(Task objective): Work out how many lines hold the string "that". The answer is a single number, nothing more.

(Figure scripts):
● ● ● ● ● ● ●

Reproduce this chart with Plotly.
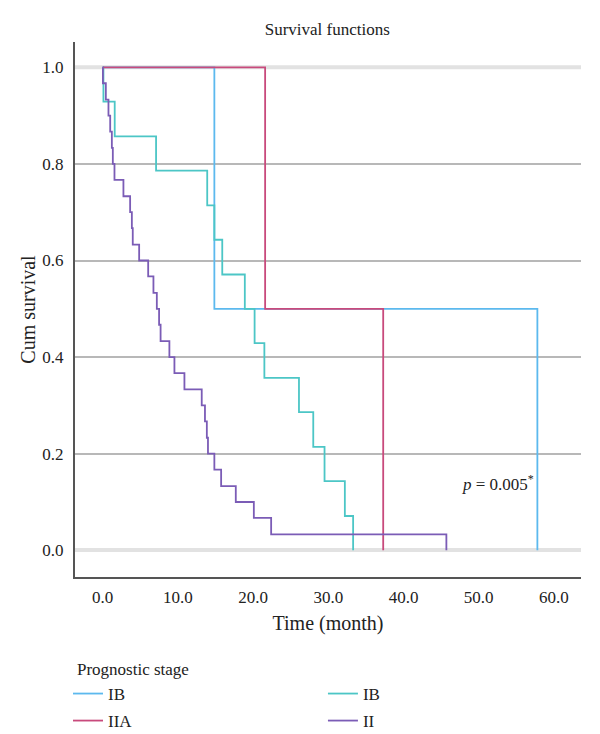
import plotly.graph_objects as go

# ---- data ----
ib_blue_time = [0, 14.85, 57.8]
ib_blue_surv = [1.0, 0.5, 0.0]

ib_teal_time = [0, 0.1, 1.6, 7.1, 13.9, 14.85, 15.9, 18.9, 20.2, 21.5, 26.1, 28.0, 29.5, 32.2, 33.3]
ib_teal_surv = [1.0, 0.929, 0.857, 0.786, 0.714, 0.643, 0.571, 0.5, 0.429, 0.357, 0.286, 0.214, 0.143, 0.071, 0.0]

iia_time = [0, 21.6, 37.3]
iia_surv = [1.0, 0.5, 0.0]

ii_time = [0, 0.03, 0.42, 0.77, 1.0, 1.22, 1.35, 1.57, 2.76, 3.65, 3.88, 4.0, 4.85, 6.05, 6.75, 7.2,
           7.5, 7.7, 8.87, 9.54, 10.87, 13.17, 13.6, 13.85, 14.0, 14.85, 15.75, 17.7, 20.1, 22.4, 45.7]
ii_surv = [1.0, 0.967, 0.933, 0.9, 0.867, 0.833, 0.8, 0.767, 0.733, 0.7, 0.667, 0.633, 0.6, 0.567, 0.533, 0.5,
           0.467, 0.433, 0.4, 0.367, 0.333, 0.3, 0.267, 0.233, 0.2, 0.167, 0.133, 0.1, 0.067, 0.033, 0.0]

x_ticks = [0, 10, 20, 30, 40, 50, 60]
y_ticks = [0.0, 0.2, 0.4, 0.6, 0.8, 1.0]
y_grid = [0.2, 0.4, 0.6, 0.8]

FONT = "Liberation Serif"
FS = 17
TXT = "#222"

# name, times, survival, colour, legend id, legend x (paper), legend y (paper)
series = [
    ("IB", ib_blue_time, ib_blue_surv, "#5cb9ee", "legend", -0.0138, -0.2187),
    ("IB", ib_teal_time, ib_teal_surv, "#4cc6c6", "legend2", 0.490, -0.2187),
    ("IIA", iia_time, iia_surv, "#c84a7c", "legend3", -0.0138, -0.2692),
    ("II", ii_time, ii_surv, "#7b5cb6", "legend4", 0.490, -0.2692),
]

fig = go.Figure()
legend_cfg = {}
for name, t, s, c, lg, lx, ly in series:
    fig.add_trace(go.Scatter(x=t, y=s, mode="lines", name=name, legend=lg,
                             line=dict(shape="hv", color=c, width=1.8)))
    legend_cfg[lg] = dict(x=lx, xanchor="left", y=ly, yanchor="middle",
                          orientation="v", itemwidth=30,
                          font=dict(family=FONT, size=FS, color=TXT),
                          bgcolor="rgba(0,0,0,0)")

fig.add_hline(y=1.0, line=dict(color="#e2e2e2", width=4), layer="below")

fig.add_annotation(x=57.6, y=0.14, xref="x", yref="y", xanchor="right", yanchor="middle",
                   text="<i>p</i> = 0.005<sup>*</sup>", showarrow=False,
                   font=dict(family=FONT, size=FS, color=TXT))

fig.add_annotation(x=0, y=-0.172, xref="paper", yref="paper", xanchor="left", yanchor="middle",
                   text="Prognostic stage", showarrow=False,
                   font=dict(family=FONT, size=FS, color=TXT))

fig.update_layout(
    width=600, height=734,
    margin=dict(l=75, r=19, t=42, b=157, autoexpand=False),
    paper_bgcolor="white", plot_bgcolor="white",
    font=dict(family=FONT, size=FS, color=TXT),
    title=dict(text="Survival functions", x=0.5455, xanchor="center", y=1 - 29 / 734, yanchor="middle",
               font=dict(family=FONT, size=FS, color=TXT)),
    showlegend=True,
    **legend_cfg,
)

fig.update_xaxes(range=[-3.68, 63.6], tickvals=x_ticks, tickformat=".1f",
                 showgrid=False, zeroline=False, showline=True, linecolor="#555", linewidth=2,
                 ticks="", ticklabelstandoff=4,
                 title=dict(text="Time (month)", standoff=10))
fig.update_yaxes(range=[-0.0553, 1.0524], tickvals=y_ticks, tickformat=".1f",
                 showgrid=False,
                 minor=dict(tickvals=y_grid, showgrid=True, gridcolor="#b8b8b8", gridwidth=2, ticks=""),
                 zeroline=True, zerolinecolor="#e2e2e2", zerolinewidth=4,
                 showline=True, linecolor="#555", linewidth=2,
                 ticks="", ticklabelstandoff=6,
                 title=dict(text="Cum survival", standoff=1))

fig.write_html("out.html")
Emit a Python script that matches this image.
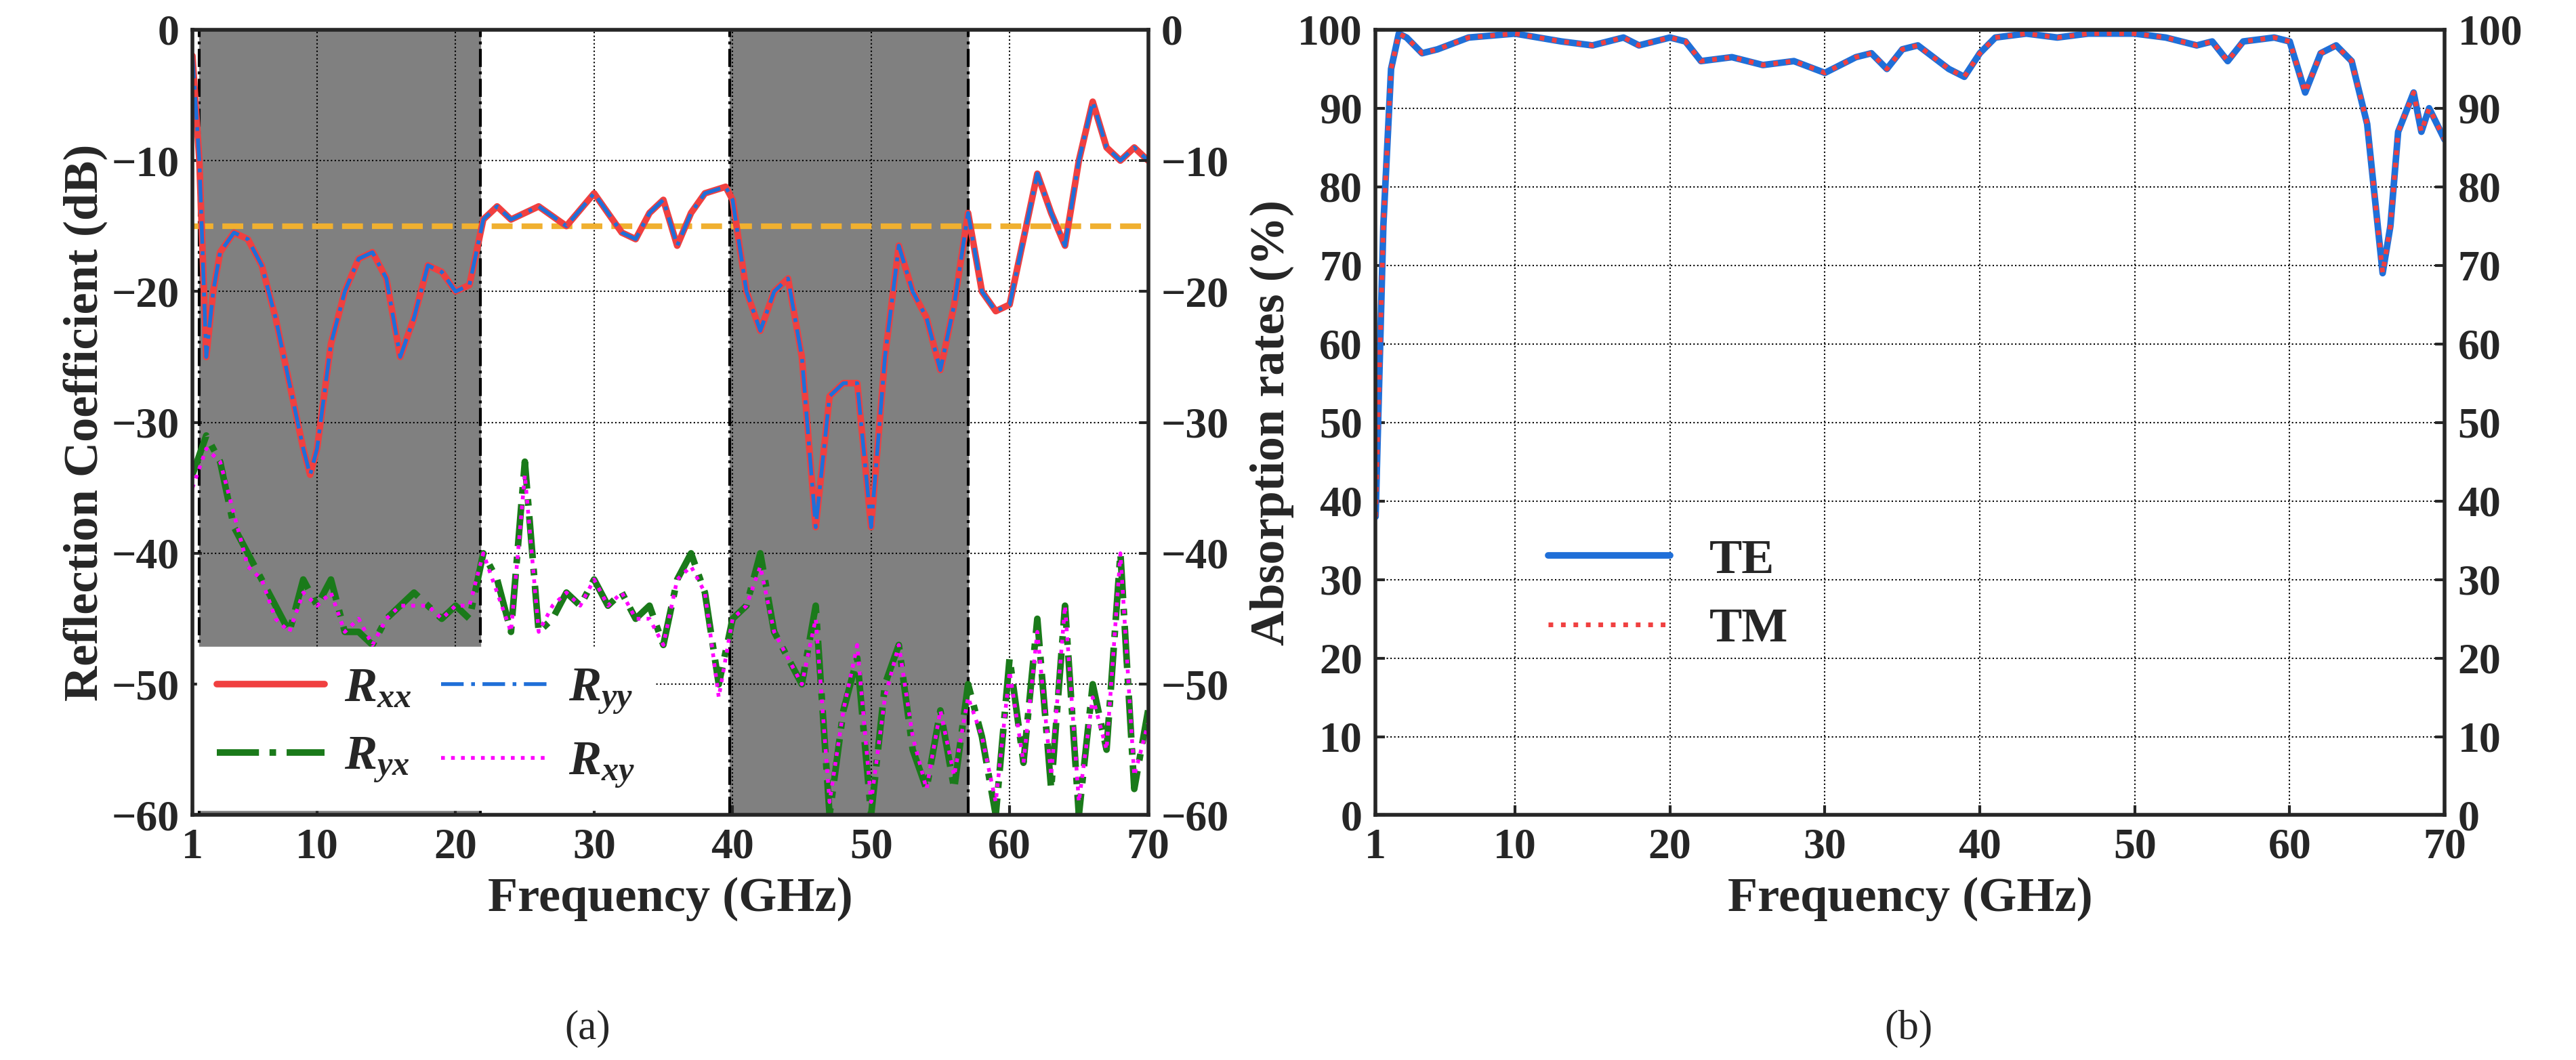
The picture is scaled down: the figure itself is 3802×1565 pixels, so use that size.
import numpy as np, matplotlib
matplotlib.use("Agg")
import matplotlib.pyplot as plt, seaborn as sns
sns.set_style("ticks")
plt.rcParams['font.family']=['Liberation Serif','DejaVu Serif']
plt.rcParams['font.weight']='bold'
plt.rcParams['mathtext.fontset']='custom'
plt.rcParams['mathtext.it']='Liberation Serif:italic:bold'
plt.rcParams['mathtext.rm']='Liberation Serif:bold'

freq_r=[1,1.5,2,2.5,3,4,5,6,7,8,9,9.5,10,11,12,13,14,15,16,17,18,19,20,21,22,23,24,26,28,30,32,33,34,35,36,37,38,39.5,40,41,42,43,44,45,46,47,48,49,50,51,52,53,54,55,56,57,58,59,60,61,62,63,64,65,66,67,68,69,70]
rxx=[-2,-10,-25,-20,-17,-15.5,-16,-18,-22,-27,-32,-34,-32,-24,-20,-17.5,-17,-19,-25,-22,-18,-18.5,-20,-19.5,-14.5,-13.5,-14.5,-13.5,-15,-12.5,-15.5,-16,-14,-13,-16.5,-14,-12.5,-12,-13,-20,-23,-20,-19,-25,-38,-28,-27,-27,-38,-25,-16.5,-20,-22,-26,-21,-14,-20,-21.5,-21,-16,-11,-14,-16.5,-10,-5.5,-9,-10,-9,-10]
freq_c=list(range(1,71))
ryx=[-34,-31,-33,-38,-40,-42,-44,-46,-42,-44,-42,-46,-46,-47,-45,-44,-43,-44,-45,-44,-45,-40,-42,-46,-33,-46,-45,-43,-44,-42,-44,-43,-45,-44,-47,-42,-40,-43,-50,-45,-44,-40,-46,-48,-50,-44,-60,-52,-48,-60,-50,-47,-55,-58,-52,-58,-50,-54,-60,-48,-56,-45,-58,-44,-60,-50,-55,-40,-58,-52]
rxy=[-35,-32,-33,-37,-41,-42,-45,-46,-43,-44,-43,-46,-45,-47,-45,-44,-44,-44,-45,-44,-44,-40,-43,-46,-34,-46,-44,-43,-44,-42,-44,-43,-45,-45,-47,-42,-41,-43,-51,-45,-44,-41,-46,-48,-50,-45,-59,-52,-47,-59,-51,-47,-54,-58,-52,-57,-51,-54,-59,-49,-56,-46,-57,-44,-59,-51,-55,-40,-57,-53]
freq_a=[1,1.5,2,2.5,3,4,5,7,10,13,15,17,18,20,21,22,24,26,28,30,32,33,34,35,36,38,39,40,41,43,45,47,50,52,54,55,56,57,59,60,61,62,63,64,65,66,66.5,67,68,68.5,69,70]
te=[38,75,95,99.5,99,97,97.5,99,99.5,98.5,98,99,98,99,98.5,96,96.5,95.5,96,94.5,96.5,97,95,97.5,98,95,94,97,99,99.5,99,99.5,99.5,99,98,98.5,96,98.5,99,98.5,92,97,98,96,88,69,75,87,92,87,90,86]
xticks=[1,10,20,30,40,50,60,70]

TS=46; LS=52
fig=plt.figure(figsize=(38.02,15.65),dpi=100)
ax=fig.add_axes([0.0747,0.231,0.371,0.741])
ax2=fig.add_axes([0.534,0.231,0.415,0.741])
for a in (ax,ax2):
    for s in a.spines.values(): s.set_linewidth(4)
    a.grid(True,color='k',ls=':',lw=1.5)
    a.set_xlim(1,70); a.set_xticks(xticks)
    a.tick_params(labelsize=TS,width=3,length=10,direction='in',pad=14)
    a.set_xlabel('Frequency (GHz)',fontsize=LS,fontweight='bold',labelpad=10)
for x0,x1 in [(1.5,21.8),(39.8,57)]:
    ax.axvspan(x0,x1,color='#808080',zorder=0)
    for xv in (x0,x1): ax.axvline(xv,color='k',ls='-.',lw=3)
ax.axhline(-15,color='#f0b030',ls='--',lw=6)
sns.lineplot(x=freq_r,y=rxx,ax=ax,color='#f04040',lw=7,label=r'$R_{xx}$')
sns.lineplot(x=freq_r,y=rxx,ax=ax,color='#1f6fd8',lw=4,ls=(0,(6,2,1,2)),label=r'$R_{yy}$')
sns.lineplot(x=freq_c,y=ryx,ax=ax,color='#1a7a1a',lw=7,ls='-.',label=r'$R_{yx}$')
sns.lineplot(x=freq_c,y=rxy,ax=ax,color='#ff00ff',lw=4,ls=':',label=r'$R_{xy}$')
ax.set_ylim(-60,0); ax.set_yticks(range(-60,1,10))
ax.set_ylabel('Reflection Coefficient (dB)',fontsize=LS,fontweight='bold')
h,l=ax.get_legend_handles_labels()
order=[0,2,1,3]
ax.legend([h[i] for i in order],[l[i] for i in order],ncol=2,loc='lower left',fontsize=LS,frameon=True,fancybox=False,framealpha=1,edgecolor='white',handlelength=2.2,columnspacing=0.6,borderaxespad=0.1,handletextpad=0.4)
axr=ax.twinx(); axr.set_ylim(-60,0); axr.set_yticks(range(-60,1,10))
axr.tick_params(labelsize=TS,width=3,length=10,direction='in',pad=14)
sns.lineplot(x=freq_a,y=te,ax=ax2,color='#1f6fd8',lw=7,label='TE')
sns.lineplot(x=freq_a,y=te,ax=ax2,color='#f04040',lw=5,ls=':',label='TM')
ax2.set_ylim(0,100); ax2.set_yticks(range(0,101,10))
ax2.set_ylabel('Absorption rates (%)',fontsize=LS,fontweight='bold')
ax2.legend(loc='center left',bbox_to_anchor=(0.12,0.28),fontsize=LS,frameon=False,handlelength=2.5)
ax2r=ax2.twinx(); ax2r.set_ylim(0,100); ax2r.set_yticks(range(0,101,10))
ax2r.tick_params(labelsize=TS,width=3,length=10,direction='in',pad=14)
fig.text(0.228,0.02,'(a)',fontsize=44,fontweight='normal',ha='center')
fig.text(0.741,0.02,'(b)',fontsize=44,fontweight='normal',ha='center')
fig.savefig('out.png',dpi=100,facecolor='white')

● ● ● ● ● ● ●

(Answer to the task): 2